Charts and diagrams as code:
[BEGIN]

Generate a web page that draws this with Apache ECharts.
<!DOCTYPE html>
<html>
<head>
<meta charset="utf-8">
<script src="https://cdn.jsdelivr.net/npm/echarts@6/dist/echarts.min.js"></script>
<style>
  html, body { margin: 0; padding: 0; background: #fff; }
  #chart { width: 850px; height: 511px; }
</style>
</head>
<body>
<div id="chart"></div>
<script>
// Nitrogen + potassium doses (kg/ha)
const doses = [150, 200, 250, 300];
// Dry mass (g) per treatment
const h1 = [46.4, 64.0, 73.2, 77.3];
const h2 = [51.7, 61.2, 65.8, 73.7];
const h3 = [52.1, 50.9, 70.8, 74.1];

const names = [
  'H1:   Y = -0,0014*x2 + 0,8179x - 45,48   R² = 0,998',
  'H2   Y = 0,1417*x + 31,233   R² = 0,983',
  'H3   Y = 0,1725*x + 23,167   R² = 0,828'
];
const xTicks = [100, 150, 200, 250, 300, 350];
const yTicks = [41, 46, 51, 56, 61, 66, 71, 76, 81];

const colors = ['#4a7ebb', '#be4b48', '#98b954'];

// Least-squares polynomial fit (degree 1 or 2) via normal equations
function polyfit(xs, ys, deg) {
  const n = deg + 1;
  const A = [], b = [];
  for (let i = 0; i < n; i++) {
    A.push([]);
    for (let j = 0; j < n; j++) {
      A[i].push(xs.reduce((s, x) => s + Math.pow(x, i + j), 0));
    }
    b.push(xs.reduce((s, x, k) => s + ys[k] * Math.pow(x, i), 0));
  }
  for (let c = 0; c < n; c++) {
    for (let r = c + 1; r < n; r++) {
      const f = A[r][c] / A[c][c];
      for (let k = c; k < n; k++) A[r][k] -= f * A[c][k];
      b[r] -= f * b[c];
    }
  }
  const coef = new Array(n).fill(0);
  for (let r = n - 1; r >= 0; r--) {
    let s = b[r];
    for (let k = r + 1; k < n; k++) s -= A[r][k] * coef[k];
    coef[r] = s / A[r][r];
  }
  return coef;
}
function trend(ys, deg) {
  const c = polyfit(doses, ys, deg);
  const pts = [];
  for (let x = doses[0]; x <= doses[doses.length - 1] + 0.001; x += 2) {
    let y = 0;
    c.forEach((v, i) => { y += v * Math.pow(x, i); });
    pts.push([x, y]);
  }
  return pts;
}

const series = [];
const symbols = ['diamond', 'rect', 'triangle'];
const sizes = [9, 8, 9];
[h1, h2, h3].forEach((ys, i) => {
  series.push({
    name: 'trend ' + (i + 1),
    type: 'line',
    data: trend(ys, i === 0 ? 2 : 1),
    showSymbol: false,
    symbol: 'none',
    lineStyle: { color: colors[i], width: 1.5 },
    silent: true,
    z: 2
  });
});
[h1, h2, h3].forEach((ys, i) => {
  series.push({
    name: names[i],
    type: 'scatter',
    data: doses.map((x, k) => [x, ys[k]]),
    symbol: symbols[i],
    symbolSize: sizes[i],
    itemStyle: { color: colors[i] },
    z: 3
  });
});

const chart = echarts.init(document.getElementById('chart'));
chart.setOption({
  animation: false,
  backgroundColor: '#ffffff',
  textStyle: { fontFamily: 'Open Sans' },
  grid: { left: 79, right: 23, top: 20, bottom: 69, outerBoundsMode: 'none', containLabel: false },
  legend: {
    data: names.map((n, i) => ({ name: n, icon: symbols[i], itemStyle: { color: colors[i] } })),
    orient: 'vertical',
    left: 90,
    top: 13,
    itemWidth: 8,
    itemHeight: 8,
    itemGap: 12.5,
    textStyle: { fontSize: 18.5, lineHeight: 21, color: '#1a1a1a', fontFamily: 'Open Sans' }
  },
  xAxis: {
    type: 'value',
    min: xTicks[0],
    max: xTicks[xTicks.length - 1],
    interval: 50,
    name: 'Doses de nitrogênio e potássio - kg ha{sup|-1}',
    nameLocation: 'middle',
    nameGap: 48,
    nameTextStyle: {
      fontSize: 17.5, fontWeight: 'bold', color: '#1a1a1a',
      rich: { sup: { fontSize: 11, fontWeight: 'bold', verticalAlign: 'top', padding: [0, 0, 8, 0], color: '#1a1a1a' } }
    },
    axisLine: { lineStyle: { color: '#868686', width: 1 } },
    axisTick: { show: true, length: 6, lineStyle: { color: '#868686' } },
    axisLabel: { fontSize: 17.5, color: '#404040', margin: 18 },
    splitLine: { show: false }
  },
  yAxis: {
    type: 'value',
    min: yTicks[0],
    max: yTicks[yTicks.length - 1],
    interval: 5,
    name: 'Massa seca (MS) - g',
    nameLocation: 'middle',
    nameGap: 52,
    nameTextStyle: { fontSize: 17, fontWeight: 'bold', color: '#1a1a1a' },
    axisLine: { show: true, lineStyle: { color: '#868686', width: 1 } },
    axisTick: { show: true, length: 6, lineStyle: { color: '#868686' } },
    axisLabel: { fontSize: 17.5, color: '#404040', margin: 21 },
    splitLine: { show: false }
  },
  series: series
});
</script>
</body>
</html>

[END]
[BEGIN]

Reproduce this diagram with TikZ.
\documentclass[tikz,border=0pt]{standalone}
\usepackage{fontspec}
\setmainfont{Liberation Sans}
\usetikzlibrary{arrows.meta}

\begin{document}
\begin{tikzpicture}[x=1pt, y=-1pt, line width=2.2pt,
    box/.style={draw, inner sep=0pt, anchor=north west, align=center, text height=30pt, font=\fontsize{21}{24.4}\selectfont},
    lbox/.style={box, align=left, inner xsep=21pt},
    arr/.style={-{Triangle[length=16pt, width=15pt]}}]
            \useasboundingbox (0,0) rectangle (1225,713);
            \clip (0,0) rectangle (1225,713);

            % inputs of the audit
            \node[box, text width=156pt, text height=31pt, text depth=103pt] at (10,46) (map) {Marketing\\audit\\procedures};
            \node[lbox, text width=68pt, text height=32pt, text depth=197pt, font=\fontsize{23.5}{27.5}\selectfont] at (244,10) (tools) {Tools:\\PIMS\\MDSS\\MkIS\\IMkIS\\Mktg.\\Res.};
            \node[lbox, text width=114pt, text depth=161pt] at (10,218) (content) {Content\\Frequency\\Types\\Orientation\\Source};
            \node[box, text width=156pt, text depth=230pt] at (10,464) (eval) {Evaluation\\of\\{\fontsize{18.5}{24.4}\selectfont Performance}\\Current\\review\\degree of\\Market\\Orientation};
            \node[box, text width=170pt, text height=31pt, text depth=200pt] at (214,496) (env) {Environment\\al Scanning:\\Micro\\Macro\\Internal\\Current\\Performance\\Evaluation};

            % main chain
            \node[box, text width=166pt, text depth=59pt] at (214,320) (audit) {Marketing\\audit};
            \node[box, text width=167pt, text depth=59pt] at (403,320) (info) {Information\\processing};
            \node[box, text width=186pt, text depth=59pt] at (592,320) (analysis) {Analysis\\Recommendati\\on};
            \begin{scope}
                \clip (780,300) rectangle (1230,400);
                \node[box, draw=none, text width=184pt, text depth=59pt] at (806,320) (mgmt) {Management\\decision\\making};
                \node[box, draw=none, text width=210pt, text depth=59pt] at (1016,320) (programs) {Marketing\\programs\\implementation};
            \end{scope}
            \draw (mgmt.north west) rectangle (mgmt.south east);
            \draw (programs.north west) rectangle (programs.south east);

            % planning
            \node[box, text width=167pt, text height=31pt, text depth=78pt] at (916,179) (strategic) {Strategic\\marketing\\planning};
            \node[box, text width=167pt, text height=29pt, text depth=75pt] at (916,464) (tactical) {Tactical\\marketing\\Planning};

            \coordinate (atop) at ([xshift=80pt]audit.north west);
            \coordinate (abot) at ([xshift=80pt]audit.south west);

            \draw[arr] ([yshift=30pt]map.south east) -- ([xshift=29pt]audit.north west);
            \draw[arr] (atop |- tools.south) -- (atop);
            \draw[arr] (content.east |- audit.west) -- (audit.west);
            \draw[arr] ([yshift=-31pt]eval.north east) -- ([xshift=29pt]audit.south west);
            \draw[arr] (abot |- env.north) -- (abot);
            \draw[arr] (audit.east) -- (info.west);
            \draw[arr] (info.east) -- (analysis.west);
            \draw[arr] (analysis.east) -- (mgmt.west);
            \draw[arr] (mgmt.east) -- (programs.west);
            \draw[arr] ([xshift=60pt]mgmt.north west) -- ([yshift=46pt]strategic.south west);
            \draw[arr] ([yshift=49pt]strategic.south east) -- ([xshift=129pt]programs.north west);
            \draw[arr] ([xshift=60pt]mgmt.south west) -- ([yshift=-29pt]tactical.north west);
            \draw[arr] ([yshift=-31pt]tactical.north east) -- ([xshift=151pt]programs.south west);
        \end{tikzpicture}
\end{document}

[END]

Exercise: Retype the portion of the data above that starts on the line with "Generate a web" and finishes on the line with "71, 76, 81];", including both of those lines.

Answer to this task:
Generate a web page that draws this with Apache ECharts.
<!DOCTYPE html>
<html>
<head>
<meta charset="utf-8">
<script src="https://cdn.jsdelivr.net/npm/echarts@6/dist/echarts.min.js"></script>
<style>
  html, body { margin: 0; padding: 0; background: #fff; }
  #chart { width: 850px; height: 511px; }
</style>
</head>
<body>
<div id="chart"></div>
<script>
// Nitrogen + potassium doses (kg/ha)
const doses = [150, 200, 250, 300];
// Dry mass (g) per treatment
const h1 = [46.4, 64.0, 73.2, 77.3];
const h2 = [51.7, 61.2, 65.8, 73.7];
const h3 = [52.1, 50.9, 70.8, 74.1];

const names = [
  'H1:   Y = -0,0014*x2 + 0,8179x - 45,48   R² = 0,998',
  'H2   Y = 0,1417*x + 31,233   R² = 0,983',
  'H3   Y = 0,1725*x + 23,167   R² = 0,828'
];
const xTicks = [100, 150, 200, 250, 300, 350];
const yTicks = [41, 46, 51, 56, 61, 66, 71, 76, 81];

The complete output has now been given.